What needs to be done: Copy out each line in the material below that has the word "this".

Records with drawing code:
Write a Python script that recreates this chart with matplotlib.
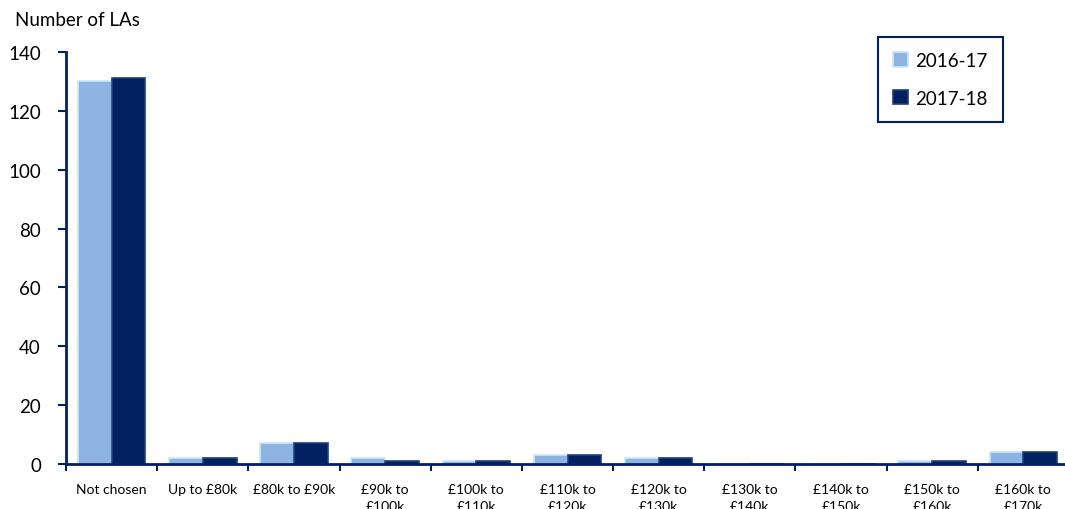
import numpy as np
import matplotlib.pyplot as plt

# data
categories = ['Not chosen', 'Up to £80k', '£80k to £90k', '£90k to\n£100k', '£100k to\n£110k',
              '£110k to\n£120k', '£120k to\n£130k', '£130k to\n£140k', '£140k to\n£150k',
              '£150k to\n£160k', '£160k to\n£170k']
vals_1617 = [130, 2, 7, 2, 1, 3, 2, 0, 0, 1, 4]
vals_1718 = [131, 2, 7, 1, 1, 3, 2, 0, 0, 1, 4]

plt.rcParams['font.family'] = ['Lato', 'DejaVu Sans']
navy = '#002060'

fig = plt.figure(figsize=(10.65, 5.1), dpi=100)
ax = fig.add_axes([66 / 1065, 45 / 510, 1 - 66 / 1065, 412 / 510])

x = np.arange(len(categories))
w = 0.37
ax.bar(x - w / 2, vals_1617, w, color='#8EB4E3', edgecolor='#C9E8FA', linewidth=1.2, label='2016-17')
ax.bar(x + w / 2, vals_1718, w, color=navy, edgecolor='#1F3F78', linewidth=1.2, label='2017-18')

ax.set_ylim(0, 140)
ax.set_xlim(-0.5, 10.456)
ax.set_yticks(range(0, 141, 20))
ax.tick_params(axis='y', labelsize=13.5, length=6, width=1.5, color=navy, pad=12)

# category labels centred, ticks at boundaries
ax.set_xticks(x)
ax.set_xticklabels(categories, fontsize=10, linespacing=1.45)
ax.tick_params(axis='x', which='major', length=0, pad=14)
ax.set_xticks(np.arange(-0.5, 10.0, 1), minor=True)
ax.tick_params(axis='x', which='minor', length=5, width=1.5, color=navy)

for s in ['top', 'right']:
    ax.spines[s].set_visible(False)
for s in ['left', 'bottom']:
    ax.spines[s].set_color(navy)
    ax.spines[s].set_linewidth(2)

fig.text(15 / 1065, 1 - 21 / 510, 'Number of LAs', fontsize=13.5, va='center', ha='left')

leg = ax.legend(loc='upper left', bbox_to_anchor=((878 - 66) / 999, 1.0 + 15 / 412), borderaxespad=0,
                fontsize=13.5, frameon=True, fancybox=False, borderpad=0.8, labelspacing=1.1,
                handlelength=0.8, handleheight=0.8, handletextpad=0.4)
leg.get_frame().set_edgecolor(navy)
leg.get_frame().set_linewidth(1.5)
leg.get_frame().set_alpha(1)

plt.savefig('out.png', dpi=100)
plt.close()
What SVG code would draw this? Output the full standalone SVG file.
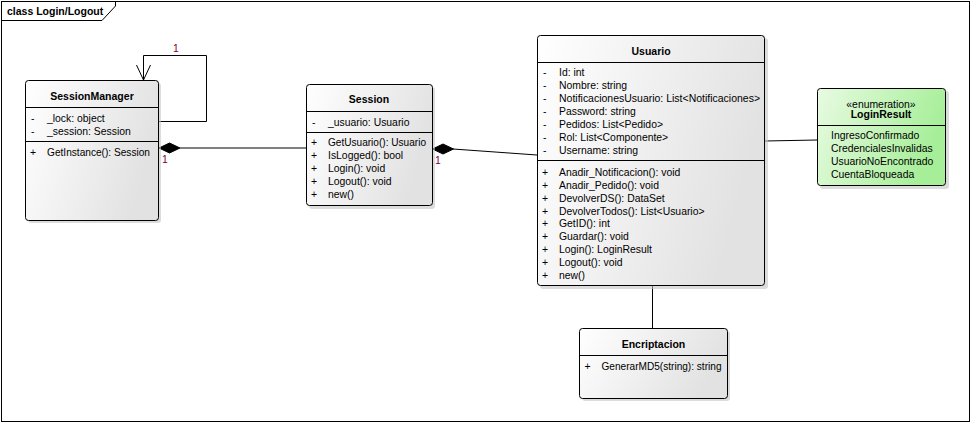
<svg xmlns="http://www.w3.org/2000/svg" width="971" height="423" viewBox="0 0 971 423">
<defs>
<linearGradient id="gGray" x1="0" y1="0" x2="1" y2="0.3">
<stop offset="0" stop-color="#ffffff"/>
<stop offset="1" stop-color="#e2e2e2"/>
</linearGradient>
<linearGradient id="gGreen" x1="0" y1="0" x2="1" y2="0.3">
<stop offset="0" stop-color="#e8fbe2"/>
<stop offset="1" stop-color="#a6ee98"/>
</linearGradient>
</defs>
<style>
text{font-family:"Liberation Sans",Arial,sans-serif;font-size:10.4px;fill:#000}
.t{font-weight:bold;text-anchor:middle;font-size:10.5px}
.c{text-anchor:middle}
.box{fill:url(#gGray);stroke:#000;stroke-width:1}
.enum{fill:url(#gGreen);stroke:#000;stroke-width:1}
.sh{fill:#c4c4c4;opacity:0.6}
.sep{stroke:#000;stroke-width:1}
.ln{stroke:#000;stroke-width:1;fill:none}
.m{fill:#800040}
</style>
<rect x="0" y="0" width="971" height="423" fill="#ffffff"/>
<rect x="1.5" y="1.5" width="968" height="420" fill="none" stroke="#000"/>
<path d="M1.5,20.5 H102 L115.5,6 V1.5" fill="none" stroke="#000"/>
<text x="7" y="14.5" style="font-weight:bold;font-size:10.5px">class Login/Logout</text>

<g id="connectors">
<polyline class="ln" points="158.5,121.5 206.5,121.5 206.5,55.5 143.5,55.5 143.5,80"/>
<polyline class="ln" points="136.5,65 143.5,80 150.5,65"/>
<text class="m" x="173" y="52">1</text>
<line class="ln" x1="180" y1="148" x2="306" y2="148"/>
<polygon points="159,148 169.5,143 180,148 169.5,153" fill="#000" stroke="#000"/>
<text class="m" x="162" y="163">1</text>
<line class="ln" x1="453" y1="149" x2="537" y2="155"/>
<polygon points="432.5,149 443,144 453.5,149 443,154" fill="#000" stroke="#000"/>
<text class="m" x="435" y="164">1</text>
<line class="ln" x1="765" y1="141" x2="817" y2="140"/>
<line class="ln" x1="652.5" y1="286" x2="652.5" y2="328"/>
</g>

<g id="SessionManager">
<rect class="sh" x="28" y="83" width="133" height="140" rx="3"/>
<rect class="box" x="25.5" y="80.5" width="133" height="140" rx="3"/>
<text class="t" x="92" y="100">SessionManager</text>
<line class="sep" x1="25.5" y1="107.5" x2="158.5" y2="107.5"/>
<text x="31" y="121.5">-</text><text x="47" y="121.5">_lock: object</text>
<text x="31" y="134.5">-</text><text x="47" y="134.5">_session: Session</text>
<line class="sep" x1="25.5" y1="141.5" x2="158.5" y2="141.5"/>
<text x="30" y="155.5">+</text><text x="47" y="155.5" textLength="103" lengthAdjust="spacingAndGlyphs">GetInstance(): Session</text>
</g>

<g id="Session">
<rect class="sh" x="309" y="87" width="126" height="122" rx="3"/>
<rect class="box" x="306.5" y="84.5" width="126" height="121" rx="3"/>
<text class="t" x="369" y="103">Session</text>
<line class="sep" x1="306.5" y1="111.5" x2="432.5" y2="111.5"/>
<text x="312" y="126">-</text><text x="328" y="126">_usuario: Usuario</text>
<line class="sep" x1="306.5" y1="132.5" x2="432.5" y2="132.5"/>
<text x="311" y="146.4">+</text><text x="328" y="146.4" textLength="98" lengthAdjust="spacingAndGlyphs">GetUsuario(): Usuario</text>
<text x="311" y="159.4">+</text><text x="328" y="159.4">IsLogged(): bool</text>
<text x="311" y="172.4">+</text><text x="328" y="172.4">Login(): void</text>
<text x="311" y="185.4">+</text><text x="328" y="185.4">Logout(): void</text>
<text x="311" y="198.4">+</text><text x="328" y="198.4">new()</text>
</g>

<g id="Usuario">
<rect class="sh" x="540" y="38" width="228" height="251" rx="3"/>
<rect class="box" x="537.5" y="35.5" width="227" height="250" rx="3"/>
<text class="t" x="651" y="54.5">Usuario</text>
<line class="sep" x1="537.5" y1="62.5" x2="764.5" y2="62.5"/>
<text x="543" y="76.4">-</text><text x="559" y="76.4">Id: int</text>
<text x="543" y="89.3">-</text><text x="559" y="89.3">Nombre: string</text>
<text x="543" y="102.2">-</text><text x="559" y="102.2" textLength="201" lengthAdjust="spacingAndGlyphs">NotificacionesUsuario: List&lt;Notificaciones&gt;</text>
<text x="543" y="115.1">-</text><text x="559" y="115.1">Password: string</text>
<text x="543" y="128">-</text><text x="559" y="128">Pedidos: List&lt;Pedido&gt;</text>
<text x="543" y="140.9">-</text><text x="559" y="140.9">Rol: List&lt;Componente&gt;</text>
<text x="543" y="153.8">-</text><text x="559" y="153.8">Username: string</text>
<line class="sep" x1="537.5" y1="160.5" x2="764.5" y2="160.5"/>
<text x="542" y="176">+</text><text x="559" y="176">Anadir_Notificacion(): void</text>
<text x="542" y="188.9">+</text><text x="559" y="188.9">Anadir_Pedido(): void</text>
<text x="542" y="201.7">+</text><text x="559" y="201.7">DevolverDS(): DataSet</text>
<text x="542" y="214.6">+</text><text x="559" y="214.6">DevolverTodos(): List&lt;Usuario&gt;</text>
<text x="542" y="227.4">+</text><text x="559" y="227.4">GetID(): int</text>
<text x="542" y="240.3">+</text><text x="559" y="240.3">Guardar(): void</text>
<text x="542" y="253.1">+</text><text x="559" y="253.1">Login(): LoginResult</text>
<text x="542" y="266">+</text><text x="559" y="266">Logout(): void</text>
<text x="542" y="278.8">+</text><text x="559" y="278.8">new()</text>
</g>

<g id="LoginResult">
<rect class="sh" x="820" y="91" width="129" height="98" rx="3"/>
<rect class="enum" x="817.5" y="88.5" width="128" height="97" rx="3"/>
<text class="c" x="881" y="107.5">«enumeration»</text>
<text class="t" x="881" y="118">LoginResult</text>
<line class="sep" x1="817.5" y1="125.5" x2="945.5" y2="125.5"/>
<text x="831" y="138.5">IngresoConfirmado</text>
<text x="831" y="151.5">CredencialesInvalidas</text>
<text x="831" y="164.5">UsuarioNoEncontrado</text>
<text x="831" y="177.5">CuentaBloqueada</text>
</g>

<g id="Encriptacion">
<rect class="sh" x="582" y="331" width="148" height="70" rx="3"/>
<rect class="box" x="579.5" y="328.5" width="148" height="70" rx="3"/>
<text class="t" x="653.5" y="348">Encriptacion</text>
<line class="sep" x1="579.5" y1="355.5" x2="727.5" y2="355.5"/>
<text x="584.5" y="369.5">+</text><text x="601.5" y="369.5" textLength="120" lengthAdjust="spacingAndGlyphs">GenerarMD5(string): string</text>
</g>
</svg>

Task answer:
Write a Python script that recreates this chart with matplotlib.
What SVG code would draw this? Output the full standalone SVG file.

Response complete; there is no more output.